# start of Materials provided
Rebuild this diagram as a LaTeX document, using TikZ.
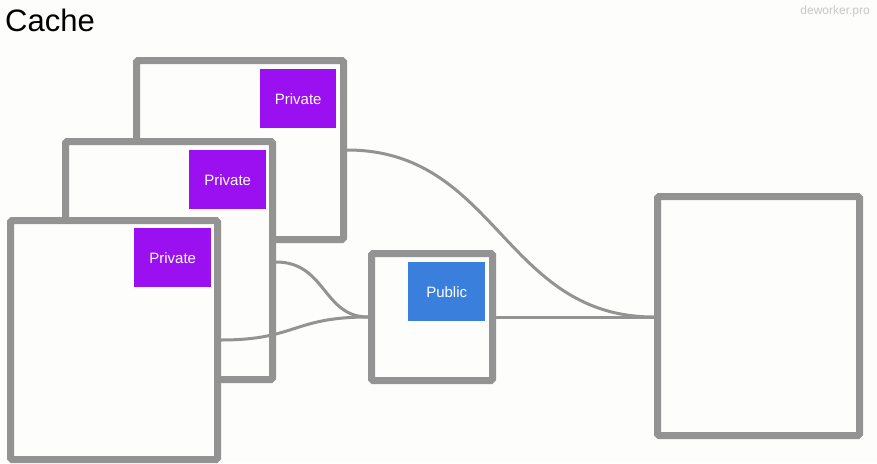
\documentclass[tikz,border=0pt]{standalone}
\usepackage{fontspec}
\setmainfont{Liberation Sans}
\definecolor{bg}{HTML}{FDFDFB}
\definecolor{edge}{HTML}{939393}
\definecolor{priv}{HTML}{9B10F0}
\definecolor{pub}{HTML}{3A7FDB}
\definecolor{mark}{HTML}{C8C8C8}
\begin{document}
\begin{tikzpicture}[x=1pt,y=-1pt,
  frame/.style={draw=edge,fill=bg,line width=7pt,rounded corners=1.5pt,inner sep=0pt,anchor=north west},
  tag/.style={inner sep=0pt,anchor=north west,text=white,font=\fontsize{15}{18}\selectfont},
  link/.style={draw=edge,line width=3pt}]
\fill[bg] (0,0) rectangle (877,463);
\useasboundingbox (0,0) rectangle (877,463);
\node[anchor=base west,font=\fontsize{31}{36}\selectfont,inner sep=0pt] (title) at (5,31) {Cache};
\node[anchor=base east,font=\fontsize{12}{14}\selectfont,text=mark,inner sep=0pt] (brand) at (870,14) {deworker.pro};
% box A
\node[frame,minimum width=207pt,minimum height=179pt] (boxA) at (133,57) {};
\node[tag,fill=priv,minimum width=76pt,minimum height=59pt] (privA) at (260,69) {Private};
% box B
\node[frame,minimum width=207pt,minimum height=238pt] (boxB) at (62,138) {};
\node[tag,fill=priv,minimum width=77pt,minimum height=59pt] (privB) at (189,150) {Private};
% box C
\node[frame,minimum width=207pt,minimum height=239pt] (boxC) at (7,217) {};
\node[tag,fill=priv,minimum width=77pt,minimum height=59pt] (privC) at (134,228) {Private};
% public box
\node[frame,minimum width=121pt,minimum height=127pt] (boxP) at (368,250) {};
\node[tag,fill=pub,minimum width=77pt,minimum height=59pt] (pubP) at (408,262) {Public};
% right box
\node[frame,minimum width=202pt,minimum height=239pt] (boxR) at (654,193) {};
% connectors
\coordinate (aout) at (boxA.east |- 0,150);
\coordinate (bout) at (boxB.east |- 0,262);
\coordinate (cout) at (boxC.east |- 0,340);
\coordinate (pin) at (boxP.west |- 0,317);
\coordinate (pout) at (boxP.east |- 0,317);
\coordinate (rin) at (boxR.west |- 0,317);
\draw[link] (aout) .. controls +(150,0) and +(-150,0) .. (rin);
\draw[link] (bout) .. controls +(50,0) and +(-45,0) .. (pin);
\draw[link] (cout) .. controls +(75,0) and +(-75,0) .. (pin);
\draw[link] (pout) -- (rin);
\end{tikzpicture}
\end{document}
# end of Materials provided
# start of Materials provided
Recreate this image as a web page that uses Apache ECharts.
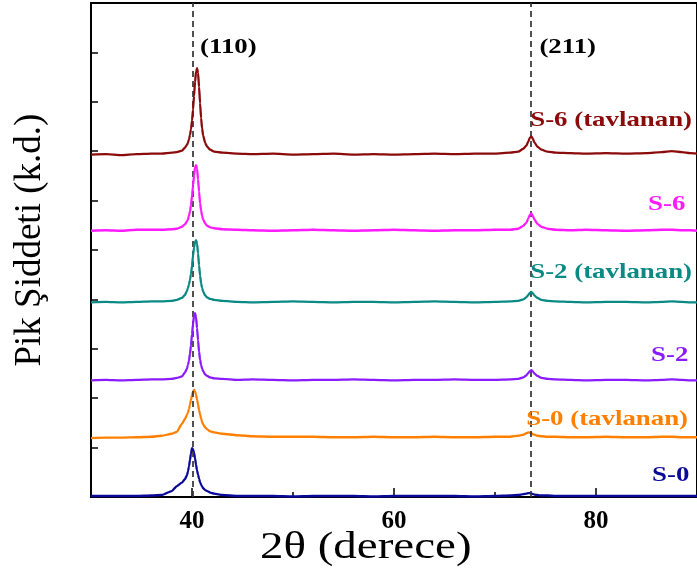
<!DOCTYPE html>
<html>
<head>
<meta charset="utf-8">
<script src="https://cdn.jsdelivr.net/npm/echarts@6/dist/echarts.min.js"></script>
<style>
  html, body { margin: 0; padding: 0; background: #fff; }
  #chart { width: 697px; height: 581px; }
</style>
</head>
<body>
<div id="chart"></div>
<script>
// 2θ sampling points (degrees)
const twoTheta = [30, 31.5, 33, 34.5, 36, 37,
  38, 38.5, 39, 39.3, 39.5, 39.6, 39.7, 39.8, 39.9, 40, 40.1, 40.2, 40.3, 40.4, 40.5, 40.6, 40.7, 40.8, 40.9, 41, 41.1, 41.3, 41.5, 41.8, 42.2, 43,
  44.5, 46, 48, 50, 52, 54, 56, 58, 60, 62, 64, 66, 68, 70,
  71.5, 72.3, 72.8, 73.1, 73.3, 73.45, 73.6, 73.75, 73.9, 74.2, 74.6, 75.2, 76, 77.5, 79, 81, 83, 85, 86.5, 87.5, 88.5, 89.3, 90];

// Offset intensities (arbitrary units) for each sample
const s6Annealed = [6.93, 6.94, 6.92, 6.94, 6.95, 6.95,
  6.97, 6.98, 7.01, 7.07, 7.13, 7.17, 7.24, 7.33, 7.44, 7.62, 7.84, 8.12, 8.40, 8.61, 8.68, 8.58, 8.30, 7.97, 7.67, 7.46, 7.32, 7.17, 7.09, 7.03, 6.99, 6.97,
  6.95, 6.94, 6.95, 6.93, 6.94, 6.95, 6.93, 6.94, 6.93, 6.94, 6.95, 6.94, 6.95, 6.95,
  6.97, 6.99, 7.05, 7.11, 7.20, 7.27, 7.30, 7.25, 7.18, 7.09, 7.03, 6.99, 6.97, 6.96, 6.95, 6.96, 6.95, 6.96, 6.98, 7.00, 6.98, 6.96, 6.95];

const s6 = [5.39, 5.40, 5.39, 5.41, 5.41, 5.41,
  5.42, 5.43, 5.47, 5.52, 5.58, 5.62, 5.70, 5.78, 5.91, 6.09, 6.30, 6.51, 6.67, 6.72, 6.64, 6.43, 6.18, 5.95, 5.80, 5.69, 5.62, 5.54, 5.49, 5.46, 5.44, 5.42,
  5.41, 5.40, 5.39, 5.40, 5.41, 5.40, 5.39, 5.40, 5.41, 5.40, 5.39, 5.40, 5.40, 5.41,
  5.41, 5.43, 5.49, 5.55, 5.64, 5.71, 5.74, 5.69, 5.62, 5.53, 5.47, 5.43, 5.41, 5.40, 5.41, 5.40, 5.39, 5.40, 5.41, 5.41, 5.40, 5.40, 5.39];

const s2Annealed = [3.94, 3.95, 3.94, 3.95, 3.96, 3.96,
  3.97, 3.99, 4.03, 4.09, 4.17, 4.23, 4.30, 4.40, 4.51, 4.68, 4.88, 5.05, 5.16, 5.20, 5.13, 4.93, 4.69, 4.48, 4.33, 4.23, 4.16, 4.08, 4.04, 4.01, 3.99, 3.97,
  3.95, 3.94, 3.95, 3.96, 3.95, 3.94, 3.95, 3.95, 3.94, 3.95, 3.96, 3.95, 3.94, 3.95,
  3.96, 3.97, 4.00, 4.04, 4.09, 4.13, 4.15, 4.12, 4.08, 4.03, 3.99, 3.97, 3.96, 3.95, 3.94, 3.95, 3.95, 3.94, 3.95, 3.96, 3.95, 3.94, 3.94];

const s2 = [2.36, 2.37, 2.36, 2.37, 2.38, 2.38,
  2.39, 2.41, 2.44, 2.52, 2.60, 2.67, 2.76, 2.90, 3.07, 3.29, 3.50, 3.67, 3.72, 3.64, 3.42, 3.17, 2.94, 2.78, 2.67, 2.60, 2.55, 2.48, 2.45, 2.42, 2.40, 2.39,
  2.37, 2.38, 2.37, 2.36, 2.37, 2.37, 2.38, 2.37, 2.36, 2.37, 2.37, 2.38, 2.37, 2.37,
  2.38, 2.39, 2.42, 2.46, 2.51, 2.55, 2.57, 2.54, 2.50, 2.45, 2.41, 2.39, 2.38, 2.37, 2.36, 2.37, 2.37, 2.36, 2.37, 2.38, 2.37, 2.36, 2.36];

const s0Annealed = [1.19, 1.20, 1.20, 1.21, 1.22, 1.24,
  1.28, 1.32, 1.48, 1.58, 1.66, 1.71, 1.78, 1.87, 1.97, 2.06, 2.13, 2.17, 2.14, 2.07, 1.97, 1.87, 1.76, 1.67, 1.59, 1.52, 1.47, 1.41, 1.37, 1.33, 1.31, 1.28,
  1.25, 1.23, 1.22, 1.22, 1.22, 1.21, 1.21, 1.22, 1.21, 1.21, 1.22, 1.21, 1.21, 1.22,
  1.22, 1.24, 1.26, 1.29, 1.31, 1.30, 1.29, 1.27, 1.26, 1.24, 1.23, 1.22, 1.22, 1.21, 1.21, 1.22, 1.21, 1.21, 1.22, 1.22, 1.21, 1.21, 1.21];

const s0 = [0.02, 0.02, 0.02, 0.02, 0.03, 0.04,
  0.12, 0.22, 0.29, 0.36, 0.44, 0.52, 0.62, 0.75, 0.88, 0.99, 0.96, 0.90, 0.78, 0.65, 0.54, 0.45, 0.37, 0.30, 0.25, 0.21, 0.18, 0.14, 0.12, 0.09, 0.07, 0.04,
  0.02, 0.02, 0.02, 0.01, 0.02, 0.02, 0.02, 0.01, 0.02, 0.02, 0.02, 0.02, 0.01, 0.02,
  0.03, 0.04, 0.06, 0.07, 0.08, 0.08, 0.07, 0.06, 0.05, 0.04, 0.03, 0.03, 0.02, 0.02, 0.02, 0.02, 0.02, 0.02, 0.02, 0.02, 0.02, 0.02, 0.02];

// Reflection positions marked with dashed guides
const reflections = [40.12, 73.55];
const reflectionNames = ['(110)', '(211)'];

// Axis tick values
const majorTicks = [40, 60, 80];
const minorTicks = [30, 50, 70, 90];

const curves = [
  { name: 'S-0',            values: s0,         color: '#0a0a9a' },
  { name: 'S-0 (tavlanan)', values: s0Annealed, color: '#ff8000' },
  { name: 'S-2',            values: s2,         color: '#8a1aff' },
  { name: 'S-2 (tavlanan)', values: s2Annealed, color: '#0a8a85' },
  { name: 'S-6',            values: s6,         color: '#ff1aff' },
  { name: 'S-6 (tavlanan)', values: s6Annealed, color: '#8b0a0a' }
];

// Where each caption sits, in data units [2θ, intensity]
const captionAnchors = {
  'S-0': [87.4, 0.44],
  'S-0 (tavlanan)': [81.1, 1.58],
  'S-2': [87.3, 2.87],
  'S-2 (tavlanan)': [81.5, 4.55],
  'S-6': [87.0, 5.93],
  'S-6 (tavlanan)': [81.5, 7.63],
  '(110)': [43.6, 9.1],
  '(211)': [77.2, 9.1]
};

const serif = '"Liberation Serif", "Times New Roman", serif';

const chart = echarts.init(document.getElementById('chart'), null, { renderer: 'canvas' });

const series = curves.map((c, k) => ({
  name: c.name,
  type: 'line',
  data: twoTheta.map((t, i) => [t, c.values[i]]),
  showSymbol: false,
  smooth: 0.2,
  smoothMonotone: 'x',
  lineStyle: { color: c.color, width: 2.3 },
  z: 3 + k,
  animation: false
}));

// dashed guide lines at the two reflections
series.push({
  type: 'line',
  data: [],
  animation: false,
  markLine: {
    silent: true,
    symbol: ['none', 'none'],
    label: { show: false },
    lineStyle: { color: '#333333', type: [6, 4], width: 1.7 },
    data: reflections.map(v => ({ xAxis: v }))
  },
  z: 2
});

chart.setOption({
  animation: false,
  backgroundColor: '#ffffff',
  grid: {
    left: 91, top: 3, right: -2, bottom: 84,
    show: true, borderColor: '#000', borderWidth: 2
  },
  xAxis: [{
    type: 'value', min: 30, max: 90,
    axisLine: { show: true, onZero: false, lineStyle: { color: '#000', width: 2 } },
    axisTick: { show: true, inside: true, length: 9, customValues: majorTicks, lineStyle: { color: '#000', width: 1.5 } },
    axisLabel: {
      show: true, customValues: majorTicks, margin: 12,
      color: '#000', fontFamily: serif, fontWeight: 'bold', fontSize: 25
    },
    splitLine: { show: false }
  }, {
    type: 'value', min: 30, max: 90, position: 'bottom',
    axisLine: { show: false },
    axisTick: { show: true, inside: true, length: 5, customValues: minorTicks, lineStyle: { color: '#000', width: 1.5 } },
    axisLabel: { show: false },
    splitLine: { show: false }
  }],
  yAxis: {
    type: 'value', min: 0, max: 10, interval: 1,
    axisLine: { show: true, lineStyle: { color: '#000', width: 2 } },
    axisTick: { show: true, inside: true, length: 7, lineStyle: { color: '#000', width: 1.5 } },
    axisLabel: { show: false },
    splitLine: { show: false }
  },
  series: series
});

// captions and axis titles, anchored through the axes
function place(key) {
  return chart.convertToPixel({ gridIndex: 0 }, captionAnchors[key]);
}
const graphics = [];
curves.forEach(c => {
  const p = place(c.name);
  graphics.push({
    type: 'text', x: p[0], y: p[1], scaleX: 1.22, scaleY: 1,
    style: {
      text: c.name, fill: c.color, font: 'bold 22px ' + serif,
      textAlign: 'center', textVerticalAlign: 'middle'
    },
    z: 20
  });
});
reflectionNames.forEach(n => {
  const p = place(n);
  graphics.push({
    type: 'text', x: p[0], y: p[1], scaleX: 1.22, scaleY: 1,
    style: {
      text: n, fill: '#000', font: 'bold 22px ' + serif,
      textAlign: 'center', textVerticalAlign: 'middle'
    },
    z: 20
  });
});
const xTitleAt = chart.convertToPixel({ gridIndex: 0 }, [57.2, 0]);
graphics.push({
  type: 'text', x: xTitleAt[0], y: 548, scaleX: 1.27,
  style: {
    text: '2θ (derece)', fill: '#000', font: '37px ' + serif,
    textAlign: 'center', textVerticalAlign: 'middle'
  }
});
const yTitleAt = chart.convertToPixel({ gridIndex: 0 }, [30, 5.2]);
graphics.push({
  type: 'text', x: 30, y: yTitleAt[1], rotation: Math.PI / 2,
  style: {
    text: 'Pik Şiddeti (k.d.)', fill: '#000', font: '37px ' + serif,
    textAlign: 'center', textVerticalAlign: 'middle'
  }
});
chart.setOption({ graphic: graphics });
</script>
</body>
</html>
# end of Materials provided
# start of Materials provided
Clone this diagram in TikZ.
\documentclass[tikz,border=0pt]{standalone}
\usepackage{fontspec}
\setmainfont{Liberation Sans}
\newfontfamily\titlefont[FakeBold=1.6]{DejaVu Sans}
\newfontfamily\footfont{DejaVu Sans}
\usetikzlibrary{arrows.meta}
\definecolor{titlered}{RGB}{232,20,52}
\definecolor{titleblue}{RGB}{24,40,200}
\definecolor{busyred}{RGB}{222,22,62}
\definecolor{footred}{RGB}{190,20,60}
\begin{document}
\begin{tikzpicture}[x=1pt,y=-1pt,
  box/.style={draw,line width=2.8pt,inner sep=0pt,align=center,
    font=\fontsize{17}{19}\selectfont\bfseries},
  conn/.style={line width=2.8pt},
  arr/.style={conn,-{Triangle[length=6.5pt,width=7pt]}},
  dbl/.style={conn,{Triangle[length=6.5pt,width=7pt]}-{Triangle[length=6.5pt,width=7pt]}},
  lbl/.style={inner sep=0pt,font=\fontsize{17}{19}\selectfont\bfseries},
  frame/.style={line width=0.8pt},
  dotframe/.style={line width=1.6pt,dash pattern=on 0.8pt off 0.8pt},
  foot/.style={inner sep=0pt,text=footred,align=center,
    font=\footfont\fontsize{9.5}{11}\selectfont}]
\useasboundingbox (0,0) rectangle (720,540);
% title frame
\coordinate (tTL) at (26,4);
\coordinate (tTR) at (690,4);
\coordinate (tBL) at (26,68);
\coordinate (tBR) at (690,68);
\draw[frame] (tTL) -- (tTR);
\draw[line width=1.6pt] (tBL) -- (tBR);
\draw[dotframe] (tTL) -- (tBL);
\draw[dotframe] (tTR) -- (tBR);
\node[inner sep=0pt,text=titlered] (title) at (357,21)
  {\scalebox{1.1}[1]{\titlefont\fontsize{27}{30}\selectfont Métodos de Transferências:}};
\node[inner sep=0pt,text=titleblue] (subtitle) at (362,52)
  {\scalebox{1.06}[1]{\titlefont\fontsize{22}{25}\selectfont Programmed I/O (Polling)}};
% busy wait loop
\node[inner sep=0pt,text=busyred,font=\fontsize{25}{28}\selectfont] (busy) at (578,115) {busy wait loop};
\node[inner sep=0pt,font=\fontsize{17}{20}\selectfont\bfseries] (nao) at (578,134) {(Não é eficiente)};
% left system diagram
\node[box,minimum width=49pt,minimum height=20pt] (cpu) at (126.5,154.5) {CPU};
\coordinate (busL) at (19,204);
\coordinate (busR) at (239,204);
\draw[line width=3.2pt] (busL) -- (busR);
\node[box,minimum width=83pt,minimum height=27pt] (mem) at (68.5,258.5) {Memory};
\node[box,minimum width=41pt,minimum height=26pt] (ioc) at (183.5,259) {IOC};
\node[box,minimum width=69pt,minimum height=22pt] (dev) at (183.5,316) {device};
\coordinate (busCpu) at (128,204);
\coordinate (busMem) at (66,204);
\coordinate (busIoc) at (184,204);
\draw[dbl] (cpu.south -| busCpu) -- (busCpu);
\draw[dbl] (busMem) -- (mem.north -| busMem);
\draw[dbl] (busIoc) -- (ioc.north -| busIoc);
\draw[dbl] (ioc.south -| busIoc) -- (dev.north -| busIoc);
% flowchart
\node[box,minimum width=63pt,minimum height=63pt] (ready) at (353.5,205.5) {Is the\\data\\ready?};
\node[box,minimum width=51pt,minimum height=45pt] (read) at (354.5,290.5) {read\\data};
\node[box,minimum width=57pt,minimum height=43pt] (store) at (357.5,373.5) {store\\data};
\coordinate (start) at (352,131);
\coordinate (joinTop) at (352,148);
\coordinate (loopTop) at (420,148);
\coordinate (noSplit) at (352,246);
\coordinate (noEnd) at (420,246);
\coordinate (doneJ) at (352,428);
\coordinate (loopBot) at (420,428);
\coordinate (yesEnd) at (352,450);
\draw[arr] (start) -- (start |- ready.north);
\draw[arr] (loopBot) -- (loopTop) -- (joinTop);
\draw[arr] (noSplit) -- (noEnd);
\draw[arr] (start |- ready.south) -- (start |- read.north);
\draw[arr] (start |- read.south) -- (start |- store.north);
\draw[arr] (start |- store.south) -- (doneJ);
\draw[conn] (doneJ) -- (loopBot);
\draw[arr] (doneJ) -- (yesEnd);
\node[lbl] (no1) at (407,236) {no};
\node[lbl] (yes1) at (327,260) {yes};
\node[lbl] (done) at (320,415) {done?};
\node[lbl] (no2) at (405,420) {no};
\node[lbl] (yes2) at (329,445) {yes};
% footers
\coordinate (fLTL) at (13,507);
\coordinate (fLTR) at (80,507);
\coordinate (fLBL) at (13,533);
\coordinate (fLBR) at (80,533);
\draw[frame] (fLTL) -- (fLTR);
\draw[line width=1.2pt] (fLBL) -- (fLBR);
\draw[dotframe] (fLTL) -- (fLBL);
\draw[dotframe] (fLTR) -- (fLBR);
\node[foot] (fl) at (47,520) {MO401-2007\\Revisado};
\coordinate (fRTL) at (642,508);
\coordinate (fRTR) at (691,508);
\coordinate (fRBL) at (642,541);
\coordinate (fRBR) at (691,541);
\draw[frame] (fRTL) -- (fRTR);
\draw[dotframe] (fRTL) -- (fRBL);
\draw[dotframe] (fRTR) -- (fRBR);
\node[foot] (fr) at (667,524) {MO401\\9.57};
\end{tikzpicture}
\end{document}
# end of Materials provided
Extract from the data every line where "diagram" shows up.

__Correct answer__:
Rebuild this diagram as a LaTeX document, using TikZ.
Clone this diagram in TikZ.
% left system diagram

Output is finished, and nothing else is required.